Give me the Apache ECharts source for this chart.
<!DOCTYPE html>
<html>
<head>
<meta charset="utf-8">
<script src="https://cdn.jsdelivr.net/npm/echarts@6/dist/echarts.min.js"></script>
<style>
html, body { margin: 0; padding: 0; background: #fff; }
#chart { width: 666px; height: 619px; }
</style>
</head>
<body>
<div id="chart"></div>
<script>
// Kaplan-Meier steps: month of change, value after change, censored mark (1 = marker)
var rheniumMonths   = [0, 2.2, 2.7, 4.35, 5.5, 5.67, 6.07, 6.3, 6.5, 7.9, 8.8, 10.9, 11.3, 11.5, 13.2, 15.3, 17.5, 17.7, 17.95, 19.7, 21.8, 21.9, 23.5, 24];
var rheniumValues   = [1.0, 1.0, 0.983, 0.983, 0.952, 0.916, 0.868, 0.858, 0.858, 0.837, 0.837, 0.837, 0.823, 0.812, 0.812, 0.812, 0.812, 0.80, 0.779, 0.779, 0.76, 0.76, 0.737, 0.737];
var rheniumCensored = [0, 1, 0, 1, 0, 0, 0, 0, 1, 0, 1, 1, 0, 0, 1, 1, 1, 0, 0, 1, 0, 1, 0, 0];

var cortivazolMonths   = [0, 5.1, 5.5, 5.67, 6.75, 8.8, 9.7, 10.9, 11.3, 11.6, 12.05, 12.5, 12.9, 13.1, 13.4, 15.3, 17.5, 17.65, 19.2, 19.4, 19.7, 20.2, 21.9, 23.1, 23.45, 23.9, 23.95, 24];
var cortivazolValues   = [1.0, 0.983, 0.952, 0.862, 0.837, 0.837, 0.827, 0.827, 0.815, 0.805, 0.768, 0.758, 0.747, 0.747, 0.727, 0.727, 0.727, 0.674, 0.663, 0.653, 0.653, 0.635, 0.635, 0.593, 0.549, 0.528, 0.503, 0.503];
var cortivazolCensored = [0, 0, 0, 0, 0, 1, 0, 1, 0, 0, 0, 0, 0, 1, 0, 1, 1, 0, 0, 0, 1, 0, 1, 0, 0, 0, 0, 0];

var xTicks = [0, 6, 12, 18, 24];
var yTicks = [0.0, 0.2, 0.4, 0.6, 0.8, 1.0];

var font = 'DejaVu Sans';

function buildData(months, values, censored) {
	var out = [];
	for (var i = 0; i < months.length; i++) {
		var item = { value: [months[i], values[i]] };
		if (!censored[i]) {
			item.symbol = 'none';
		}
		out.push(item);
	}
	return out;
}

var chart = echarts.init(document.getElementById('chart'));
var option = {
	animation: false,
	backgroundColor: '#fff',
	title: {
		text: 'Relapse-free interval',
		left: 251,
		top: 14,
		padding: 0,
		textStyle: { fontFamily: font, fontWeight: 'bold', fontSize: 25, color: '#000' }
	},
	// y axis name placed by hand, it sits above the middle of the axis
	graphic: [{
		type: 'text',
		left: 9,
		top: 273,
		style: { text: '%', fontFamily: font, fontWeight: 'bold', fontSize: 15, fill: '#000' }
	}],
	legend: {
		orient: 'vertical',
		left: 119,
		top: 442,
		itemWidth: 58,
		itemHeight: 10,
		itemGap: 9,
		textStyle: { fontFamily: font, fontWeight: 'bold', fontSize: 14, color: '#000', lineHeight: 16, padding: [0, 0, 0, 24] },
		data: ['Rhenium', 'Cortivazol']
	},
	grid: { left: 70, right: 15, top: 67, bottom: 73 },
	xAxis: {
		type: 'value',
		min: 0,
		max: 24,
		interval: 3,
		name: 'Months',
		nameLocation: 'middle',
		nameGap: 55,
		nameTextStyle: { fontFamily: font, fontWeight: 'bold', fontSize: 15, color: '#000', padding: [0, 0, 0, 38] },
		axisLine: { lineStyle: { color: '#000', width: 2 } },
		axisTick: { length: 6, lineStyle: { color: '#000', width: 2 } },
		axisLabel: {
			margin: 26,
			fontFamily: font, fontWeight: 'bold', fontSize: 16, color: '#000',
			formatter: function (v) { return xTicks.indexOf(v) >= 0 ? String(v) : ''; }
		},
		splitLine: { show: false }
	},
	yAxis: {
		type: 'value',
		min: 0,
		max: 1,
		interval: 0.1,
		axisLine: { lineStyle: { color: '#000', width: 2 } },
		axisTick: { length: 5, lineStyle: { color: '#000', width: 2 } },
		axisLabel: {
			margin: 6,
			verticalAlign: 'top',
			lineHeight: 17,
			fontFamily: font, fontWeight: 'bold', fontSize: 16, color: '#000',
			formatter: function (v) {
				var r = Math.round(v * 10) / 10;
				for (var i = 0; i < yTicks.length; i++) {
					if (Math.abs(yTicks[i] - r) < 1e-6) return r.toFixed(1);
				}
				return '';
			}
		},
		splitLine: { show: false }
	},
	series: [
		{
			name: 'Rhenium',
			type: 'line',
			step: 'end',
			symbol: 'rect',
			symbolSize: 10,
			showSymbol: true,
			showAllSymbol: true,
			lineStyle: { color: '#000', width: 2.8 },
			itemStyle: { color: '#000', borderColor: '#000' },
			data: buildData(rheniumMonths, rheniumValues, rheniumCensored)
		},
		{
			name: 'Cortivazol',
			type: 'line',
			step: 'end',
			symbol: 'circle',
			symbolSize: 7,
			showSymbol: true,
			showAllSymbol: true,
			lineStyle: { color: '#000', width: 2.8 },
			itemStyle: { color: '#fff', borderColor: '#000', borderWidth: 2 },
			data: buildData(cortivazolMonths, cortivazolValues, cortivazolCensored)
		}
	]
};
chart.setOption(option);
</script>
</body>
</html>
┄┄┄┄┄┄┄┄┄┄┄┄┄┄┄┄┄┄┄┄
- [Given task]
Print all of the data exactly as it was given.

- [Output]
Give me the Apache ECharts source for this chart.
<!DOCTYPE html>
<html>
<head>
<meta charset="utf-8">
<script src="https://cdn.jsdelivr.net/npm/echarts@6/dist/echarts.min.js"></script>
<style>
html, body { margin: 0; padding: 0; background: #fff; }
#chart { width: 666px; height: 619px; }
</style>
</head>
<body>
<div id="chart"></div>
<script>
// Kaplan-Meier steps: month of change, value after change, censored mark (1 = marker)
var rheniumMonths   = [0, 2.2, 2.7, 4.35, 5.5, 5.67, 6.07, 6.3, 6.5, 7.9, 8.8, 10.9, 11.3, 11.5, 13.2, 15.3, 17.5, 17.7, 17.95, 19.7, 21.8, 21.9, 23.5, 24];
var rheniumValues   = [1.0, 1.0, 0.983, 0.983, 0.952, 0.916, 0.868, 0.858, 0.858, 0.837, 0.837, 0.837, 0.823, 0.812, 0.812, 0.812, 0.812, 0.80, 0.779, 0.779, 0.76, 0.76, 0.737, 0.737];
var rheniumCensored = [0, 1, 0, 1, 0, 0, 0, 0, 1, 0, 1, 1, 0, 0, 1, 1, 1, 0, 0, 1, 0, 1, 0, 0];

var cortivazolMonths   = [0, 5.1, 5.5, 5.67, 6.75, 8.8, 9.7, 10.9, 11.3, 11.6, 12.05, 12.5, 12.9, 13.1, 13.4, 15.3, 17.5, 17.65, 19.2, 19.4, 19.7, 20.2, 21.9, 23.1, 23.45, 23.9, 23.95, 24];
var cortivazolValues   = [1.0, 0.983, 0.952, 0.862, 0.837, 0.837, 0.827, 0.827, 0.815, 0.805, 0.768, 0.758, 0.747, 0.747, 0.727, 0.727, 0.727, 0.674, 0.663, 0.653, 0.653, 0.635, 0.635, 0.593, 0.549, 0.528, 0.503, 0.503];
var cortivazolCensored = [0, 0, 0, 0, 0, 1, 0, 1, 0, 0, 0, 0, 0, 1, 0, 1, 1, 0, 0, 0, 1, 0, 1, 0, 0, 0, 0, 0];

var xTicks = [0, 6, 12, 18, 24];
var yTicks = [0.0, 0.2, 0.4, 0.6, 0.8, 1.0];

var font = 'DejaVu Sans';

function buildData(months, values, censored) {
	var out = [];
	for (var i = 0; i < months.length; i++) {
		var item = { value: [months[i], values[i]] };
		if (!censored[i]) {
			item.symbol = 'none';
		}
		out.push(item);
	}
	return out;
}

var chart = echarts.init(document.getElementById('chart'));
var option = {
	animation: false,
	backgroundColor: '#fff',
	title: {
		text: 'Relapse-free interval',
		left: 251,
		top: 14,
		padding: 0,
		textStyle: { fontFamily: font, fontWeight: 'bold', fontSize: 25, color: '#000' }
	},
	// y axis name placed by hand, it sits above the middle of the axis
	graphic: [{
		type: 'text',
		left: 9,
		top: 273,
		style: { text: '%', fontFamily: font, fontWeight: 'bold', fontSize: 15, fill: '#000' }
	}],
	legend: {
		orient: 'vertical',
		left: 119,
		top: 442,
		itemWidth: 58,
		itemHeight: 10,
		itemGap: 9,
		textStyle: { fontFamily: font, fontWeight: 'bold', fontSize: 14, color: '#000', lineHeight: 16, padding: [0, 0, 0, 24] },
		data: ['Rhenium', 'Cortivazol']
	},
	grid: { left: 70, right: 15, top: 67, bottom: 73 },
	xAxis: {
		type: 'value',
		min: 0,
		max: 24,
		interval: 3,
		name: 'Months',
		nameLocation: 'middle',
		nameGap: 55,
		nameTextStyle: { fontFamily: font, fontWeight: 'bold', fontSize: 15, color: '#000', padding: [0, 0, 0, 38] },
		axisLine: { lineStyle: { color: '#000', width: 2 } },
		axisTick: { length: 6, lineStyle: { color: '#000', width: 2 } },
		axisLabel: {
			margin: 26,
			fontFamily: font, fontWeight: 'bold', fontSize: 16, color: '#000',
			formatter: function (v) { return xTicks.indexOf(v) >= 0 ? String(v) : ''; }
		},
		splitLine: { show: false }
	},
	yAxis: {
		type: 'value',
		min: 0,
		max: 1,
		interval: 0.1,
		axisLine: { lineStyle: { color: '#000', width: 2 } },
		axisTick: { length: 5, lineStyle: { color: '#000', width: 2 } },
		axisLabel: {
			margin: 6,
			verticalAlign: 'top',
			lineHeight: 17,
			fontFamily: font, fontWeight: 'bold', fontSize: 16, color: '#000',
			formatter: function (v) {
				var r = Math.round(v * 10) / 10;
				for (var i = 0; i < yTicks.length; i++) {
					if (Math.abs(yTicks[i] - r) < 1e-6) return r.toFixed(1);
				}
				return '';
			}
		},
		splitLine: { show: false }
	},
	series: [
		{
			name: 'Rhenium',
			type: 'line',
			step: 'end',
			symbol: 'rect',
			symbolSize: 10,
			showSymbol: true,
			showAllSymbol: true,
			lineStyle: { color: '#000', width: 2.8 },
			itemStyle: { color: '#000', borderColor: '#000' },
			data: buildData(rheniumMonths, rheniumValues, rheniumCensored)
		},
		{
			name: 'Cortivazol',
			type: 'line',
			step: 'end',
			symbol: 'circle',
			symbolSize: 7,
			showSymbol: true,
			showAllSymbol: true,
			lineStyle: { color: '#000', width: 2.8 },
			itemStyle: { color: '#fff', borderColor: '#000', borderWidth: 2 },
			data: buildData(cortivazolMonths, cortivazolValues, cortivazolCensored)
		}
	]
};
chart.setOption(option);
</script>
</body>
</html>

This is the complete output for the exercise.